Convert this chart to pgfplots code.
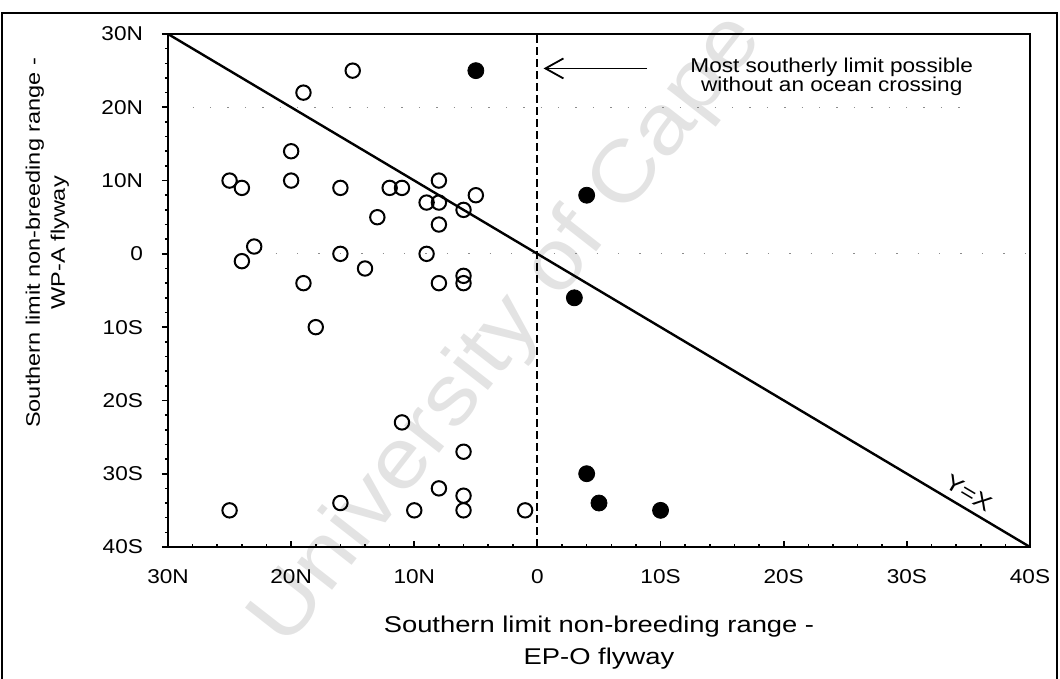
\documentclass[border=0pt]{standalone}
\usepackage{fontspec}
\setmainfont{Liberation Sans}[FakeStretch=1.13]
\newfontfamily\labelfont{Liberation Sans}[FakeStretch=1.2]
\usepackage{pgfplots}
\pgfplotsset{compat=1.18}
\usetikzlibrary{arrows.meta}

% Southern limits of the non-breeding range, in degrees (north positive for
% the WP-A flyway, south positive for the EP-O flyway)
\pgfplotstableread{
x   y
-15  25
-19  22
-20  14
-20  10
-25  10
-24   9
-16   9
-12   9
-11   9
-8   10
-9    7
-8    7
-6    6
-13   5
-8    4
-5    8
-23   1
-24  -1
-16   0
-9    0
-14  -2
-19  -4
-8   -4
-6   -3
-6   -4
-18 -10
-11 -23
-6  -27
-8  -32
-6  -33
-6  -35
-16 -34
-25 -35
-10 -35
-1  -35
}\opentable

\pgfplotstableread{
x   y
-5  25
4    8
3   -6
4  -30
5  -34
10 -35
}\filledtable

\begin{document}
\begin{tikzpicture}
\useasboundingbox (0,0) rectangle (530pt,339.5pt);
% outer frame
\draw[line width=0.9pt] (1pt,-5pt) -- (1pt,333pt) -- (528.5pt,333pt) -- (528.5pt,-5pt);
% repository watermark
\node[rotate=52, anchor=base west, font=\fontsize{42}{50}\selectfont, text=black!11]
  at (141pt,12pt) {University of Cape Town};
\begin{axis}[
  at={(84pt,66pt)}, anchor=south west,
  scale only axis, width=431pt, height=256.5pt,
  xmin=-30, xmax=40, ymin=-40, ymax=30,
  xtick={-30,-20,...,40},
  xticklabels={30N,20N,10N,0,10S,20S,30S,40S},
  ytick={-40,-30,...,30},
  yticklabels={40S,30S,20S,10S,0,10N,20N,30N},
  minor tick num=4,
  tick pos=left,
  ytick align=outside,
  major tick length=3pt, minor tick length=1.5pt,
  every tick/.style={black, line width=0.8pt},
  axis line style={line width=1pt},
  tick label style={font=\fontsize{10}{12}\selectfont},
  /pgf/number format/assume math mode=true,
  xticklabel style={yshift=-7.5pt},
  yticklabel style={xshift=-6pt},
  xlabel={Southern limit non-breeding range -\\EP-O flyway},
  xlabel style={align=center, font=\labelfont\fontsize{11.4}{16}\selectfont,
    at={(axis description cs:0.5,0)}, anchor=north, yshift=-31pt},
  ylabel={Southern limit non-breeding range -\\WP-A flyway},
  ylabel style={align=center, font=\labelfont\fontsize{9.8}{12.5}\selectfont,
    at={(axis description cs:-0.14,0.593)}, anchor=center},
]
% faint remains of the grid
\addplot[no marks, black!45, line width=0.5pt, dash pattern=on 0.7pt off 8pt]
  coordinates {(-28,20) (35,20)};
\addplot[no marks, black!45, line width=0.5pt, dash pattern=on 0.7pt off 10pt]
  coordinates {(-23,0) (40,0)};
% the line Y = X
\addplot[line width=1.2pt, no marks] coordinates {(-30,30) (40,-40)}
  node[pos=0.92, sloped, above, font=\labelfont\fontsize{11}{12}\selectfont] {Y=X};
% limit reachable without crossing an ocean
\addplot[line width=1pt, no marks, dash pattern=on 4pt off 2pt] coordinates {(0,-40) (0,30)};
\draw[line width=0.9pt, -{Straight Barb[length=9pt,width=10pt]}]
  (axis cs:8.9,25.3) -- (axis cs:0.5,25.3);
\node[align=center, font=\fontsize{10}{9.4}\selectfont] at (axis cs:23.9,24.2)
  {Most southerly limit possible\\without an ocean crossing};
% species
\addplot[only marks, mark=o, mark size=3.6pt, mark options={line width=1pt, black}]
  table {\opentable};
\addplot[only marks, mark=*, mark size=4pt, mark options={black, fill=black}]
  table {\filledtable};
\end{axis}
\end{tikzpicture}
\end{document}
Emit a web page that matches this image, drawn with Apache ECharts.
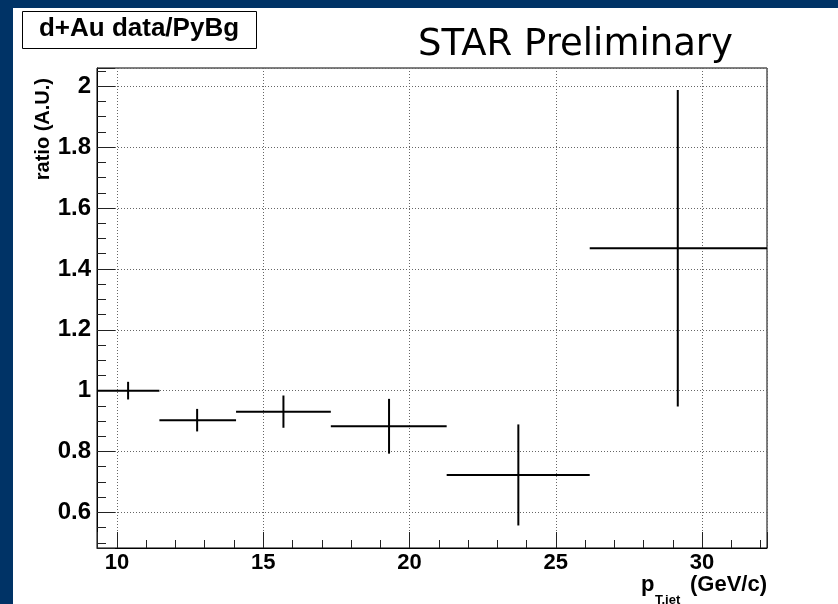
<!DOCTYPE html>
<html>
<head>
<meta charset="utf-8">
<script src="https://cdn.jsdelivr.net/npm/echarts@6/dist/echarts.min.js"></script>
<style>
  html, body { margin: 0; padding: 0; }
  body { width: 838px; height: 604px; background: #003366; position: relative; overflow: hidden; }
  #chart { position: absolute; left: 13px; top: 8px; width: 825px; height: 596px; background: #ffffff; }
</style>
</head>
<body>
<div id="chart"></div>
<script>
// Jet pT bins (log-spaced edges), mean pT in each bin, and the d+Au / PyBg ratio with errors
const binEdges = [9.317, 11.45, 14.07, 17.31, 21.27, 26.16, 32.22];
const binMeans = [10.38, 12.74, 15.69, 19.30, 23.72, 29.17];
const ratios = [1.000, 0.903, 0.931, 0.883, 0.723, 1.468];
const ratioErrors = [0.029, 0.037, 0.053, 0.090, 0.166, 0.520];

// Labelled tick values
const xTickValues = [10, 15, 20, 25, 30];
const yTickValues = [0.6, 0.8, 1, 1.2, 1.4, 1.6, 1.8, 2];
const yRange = [0.483, 2.06];

const FONT = '"Liberation Sans", Arial, Helvetica, sans-serif';

function tickFormatter(list) {
  return function (v) {
    for (const t of list) {
      if (Math.abs(t - v) < 1e-6) return String(t);
    }
    return '';
  };
}

const rows = binMeans.map((m, i) => [binEdges[i], binEdges[i + 1], m, ratios[i], ratioErrors[i]]);

const chart = echarts.init(document.getElementById('chart'), null, { renderer: 'canvas' });

chart.setOption({
  animation: false,
  backgroundColor: '#ffffff',
  grid: {
    left: 84, top: 60, width: 670, height: 480,
    show: true, borderColor: '#000', borderWidth: 1, backgroundColor: 'transparent'
  },
  xAxis: {
    type: 'value',
    min: binEdges[0],
    max: binEdges[binEdges.length - 1],
    splitNumber: 5,
    axisLine: { show: true, lineStyle: { color: '#000', width: 1 } },
    axisTick: { show: true, inside: true, length: 16, lineStyle: { color: '#222', width: 1 } },
    minorTick: { show: true, splitNumber: 5, length: 8, lineStyle: { color: '#222', width: 1 } },
    splitLine: { show: true, lineStyle: { color: '#666', width: 1, type: [1, 2] } },
    axisLabel: {
      margin: 4, color: '#000', fontFamily: FONT, fontWeight: 'bold', fontSize: 22,
      formatter: tickFormatter(xTickValues)
    }
  },
  yAxis: {
    type: 'value',
    min: yRange[0],
    max: yRange[1],
    splitNumber: 8,
    axisLine: { show: true, lineStyle: { color: '#000', width: 1 } },
    axisTick: { show: true, inside: true, length: 18, lineStyle: { color: '#222', width: 1 } },
    minorTick: { show: true, splitNumber: 4, length: 9, lineStyle: { color: '#222', width: 1 } },
    splitLine: { show: true, lineStyle: { color: '#666', width: 1, type: [1, 2] } },
    axisLabel: {
      margin: 6, color: '#000', fontFamily: FONT, fontWeight: 'bold', fontSize: 24,
      formatter: tickFormatter(yTickValues)
    }
  },
  series: [{
    type: 'custom',
    data: rows,
    encode: { x: [0, 1, 2], y: 3 },
    clip: true,
    renderItem: function (params, api) {
      const y = api.value(3);
      const err = api.value(4);
      const lo = api.coord([api.value(0), y]);
      const hi = api.coord([api.value(1), y]);
      const top = api.coord([api.value(2), y + err]);
      const bot = api.coord([api.value(2), y - err]);
      const st = { stroke: '#000', lineWidth: 2 };
      return {
        type: 'group',
        children: [
          { type: 'line', shape: { x1: lo[0], y1: lo[1], x2: hi[0], y2: hi[1] }, style: st },
          { type: 'line', shape: { x1: top[0], y1: top[1], x2: bot[0], y2: bot[1] }, style: st }
        ]
      };
    }
  }],
  graphic: [
    // label box, top left
    {
      type: 'rect', left: 9, top: 3,
      shape: { width: 234, height: 37 },
      style: { fill: '#fff', stroke: '#000', lineWidth: 1 }
    },
    {
      type: 'text', x: 126, y: 21,
      style: { text: 'd+Au data/PyBg', font: 'bold 26px ' + FONT, fill: '#000', align: 'center', verticalAlign: 'middle' }
    },
    // title
    {
      type: 'text', x: 405, y: 37,
      style: { text: 'STAR Preliminary', font: '37px "DejaVu Sans", sans-serif', fill: '#000', align: 'left', verticalAlign: 'middle' }
    },
    // y-axis title
    {
      type: 'text', x: 30, y: 70, rotation: Math.PI / 2,
      style: { text: 'ratio (A.U.)', font: 'bold 20px ' + FONT, fill: '#000', align: 'right', verticalAlign: 'middle' }
    },
    // x-axis title
    {
      type: 'text', x: 628, y: 577,
      style: { text: 'p', font: 'bold 22px ' + FONT, fill: '#000', align: 'left', verticalAlign: 'middle' }
    },
    {
      type: 'text', x: 642, y: 592,
      style: { text: 'T,jet', font: 'bold 13px ' + FONT, fill: '#000', align: 'left', verticalAlign: 'middle' }
    },
    {
      type: 'text', x: 677, y: 577,
      style: { text: '(GeV/c)', font: 'bold 22px ' + FONT, fill: '#000', align: 'left', verticalAlign: 'middle' }
    }
  ]
});
</script>
</body>
</html>
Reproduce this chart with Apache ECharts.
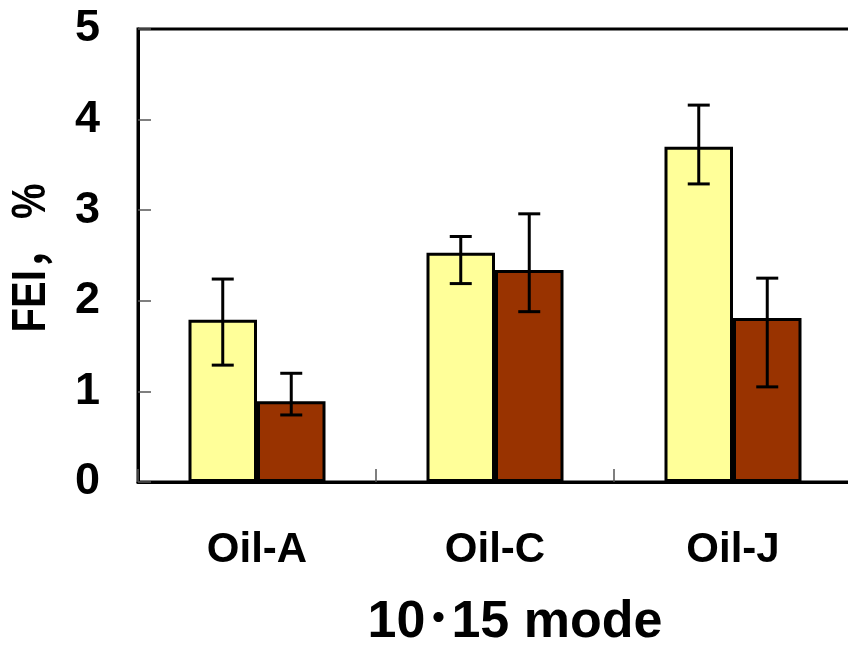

++++++

• WHAT IS ASKED: Only the number is wanted: how many lines of these entries contain the string "this"?

• PROBLEM SOLUTION: 3